• **Exercise directions**
Return all the data below as it stands, minus the pictures.

**** Supplied information

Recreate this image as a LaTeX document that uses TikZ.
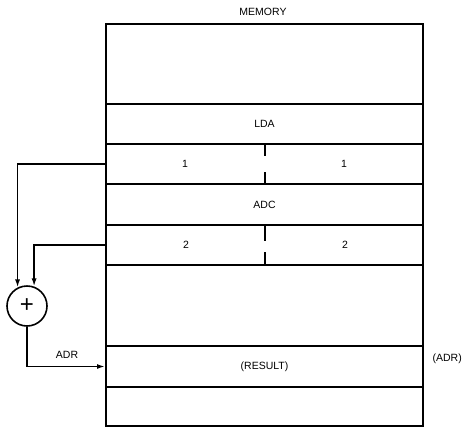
\documentclass[tikz,border=0pt]{standalone}
\usepackage{fontspec}
\setmainfont{Liberation Sans}
\usetikzlibrary{arrows.meta}
\begin{document}
\begin{tikzpicture}[x=1pt,y=-1pt,
  row/.style={draw, line width=2pt, minimum width=317pt, inner sep=0pt, font=\fontsize{10.5}{12}\selectfont},
  txt/.style={inner sep=0pt, font=\fontsize{10.5}{12}\selectfont},
  conn/.style={line width=1.6pt},
  arr/.style={conn, -{Latex[length=8pt,width=5pt]}}]
\useasboundingbox (0,0) rectangle (463,429);
\node[txt] (mem) at (263,12) {MEMORY};
\node[row, minimum height=80pt] (r0) at (264.5,64) {};
\node[row, minimum height=40pt] (r1) at (264.5,124) {LDA};
\node[row, minimum height=40pt] (r2) at (264.5,164) {};
\node[row, minimum height=41pt] (r3) at (264.5,204.5) {ADC};
\node[row, minimum height=40pt] (r4) at (264.5,245) {};
\node[row, minimum height=81pt] (r5) at (264.5,305.5) {};
\node[row, minimum height=41pt] (r6) at (264.5,366.5) {(RESULT)};
\node[row, minimum height=39pt] (r7) at (264.5,406.5) {};
\draw[line width=2pt, dash pattern=on 13pt off 16pt on 11pt] (r2.north) -- (r2.south);
\draw[line width=2pt, dash pattern=on 17pt off 11pt on 12pt] (r4.north) -- (r4.south);
\node[txt] (a1) at (185,164) {1};
\node[txt] (b1) at (344,164) {1};
\node[txt] (a2) at (186,245) {2};
\node[txt] (b2) at (345,245) {2};
\node[txt, anchor=east] (adr) at (462,359) {(ADR)};
\node[circle, draw, line width=1.6pt, minimum size=40pt, inner sep=0pt] (sum) at (27,306) {\fontsize{24}{24}\selectfont +};
\draw[arr] (r2.west) -| (sum.117);
\draw[arr] (r4.west) -| (sum.70);
\draw[arr] (sum.south) |- (r6.west);
\node[txt] (adrl) at (67,355) {ADR};
\end{tikzpicture}
\end{document}
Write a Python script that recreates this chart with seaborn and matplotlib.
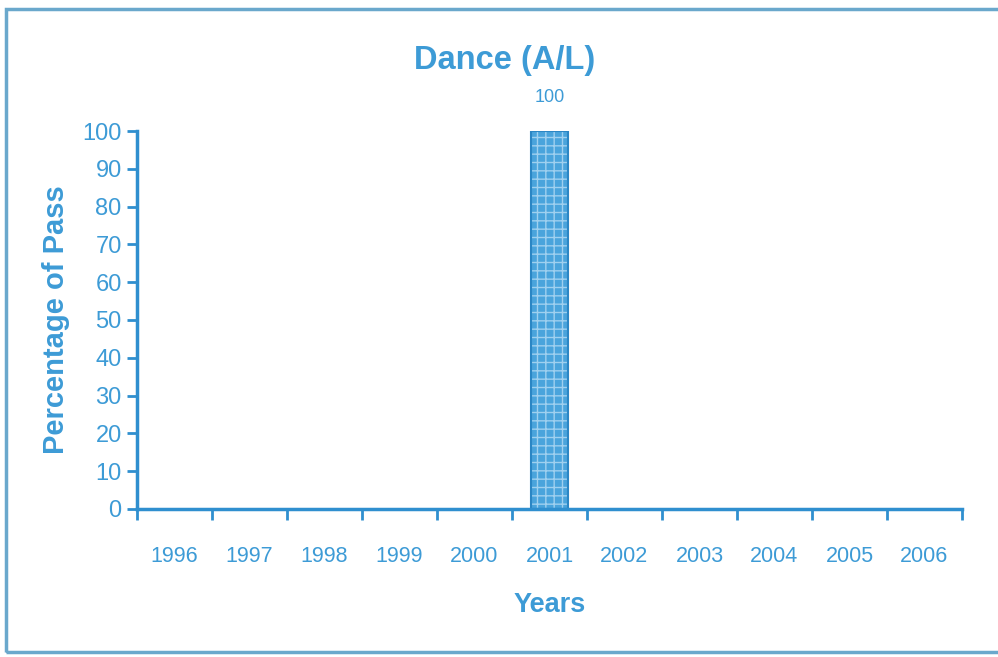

********

• **Completed exercise**
Recreate this image as a LaTeX document that uses TikZ.
\documentclass[tikz,border=0pt]{standalone}
\usepackage{fontspec}
\setmainfont{Liberation Sans}
\usetikzlibrary{arrows.meta}
\begin{document}
\begin{tikzpicture}[x=1pt,y=-1pt,
  row/.style={draw, line width=2pt, minimum width=317pt, inner sep=0pt, font=\fontsize{10.5}{12}\selectfont},
  txt/.style={inner sep=0pt, font=\fontsize{10.5}{12}\selectfont},
  conn/.style={line width=1.6pt},
  arr/.style={conn, -{Latex[length=8pt,width=5pt]}}]
\useasboundingbox (0,0) rectangle (463,429);
\node[txt] (mem) at (263,12) {MEMORY};
\node[row, minimum height=80pt] (r0) at (264.5,64) {};
\node[row, minimum height=40pt] (r1) at (264.5,124) {LDA};
\node[row, minimum height=40pt] (r2) at (264.5,164) {};
\node[row, minimum height=41pt] (r3) at (264.5,204.5) {ADC};
\node[row, minimum height=40pt] (r4) at (264.5,245) {};
\node[row, minimum height=81pt] (r5) at (264.5,305.5) {};
\node[row, minimum height=41pt] (r6) at (264.5,366.5) {(RESULT)};
\node[row, minimum height=39pt] (r7) at (264.5,406.5) {};
\draw[line width=2pt, dash pattern=on 13pt off 16pt on 11pt] (r2.north) -- (r2.south);
\draw[line width=2pt, dash pattern=on 17pt off 11pt on 12pt] (r4.north) -- (r4.south);
\node[txt] (a1) at (185,164) {1};
\node[txt] (b1) at (344,164) {1};
\node[txt] (a2) at (186,245) {2};
\node[txt] (b2) at (345,245) {2};
\node[txt, anchor=east] (adr) at (462,359) {(ADR)};
\node[circle, draw, line width=1.6pt, minimum size=40pt, inner sep=0pt] (sum) at (27,306) {\fontsize{24}{24}\selectfont +};
\draw[arr] (r2.west) -| (sum.117);
\draw[arr] (r4.west) -| (sum.70);
\draw[arr] (sum.south) |- (r6.west);
\node[txt] (adrl) at (67,355) {ADR};
\end{tikzpicture}
\end{document}
Write a Python script that recreates this chart with seaborn and matplotlib.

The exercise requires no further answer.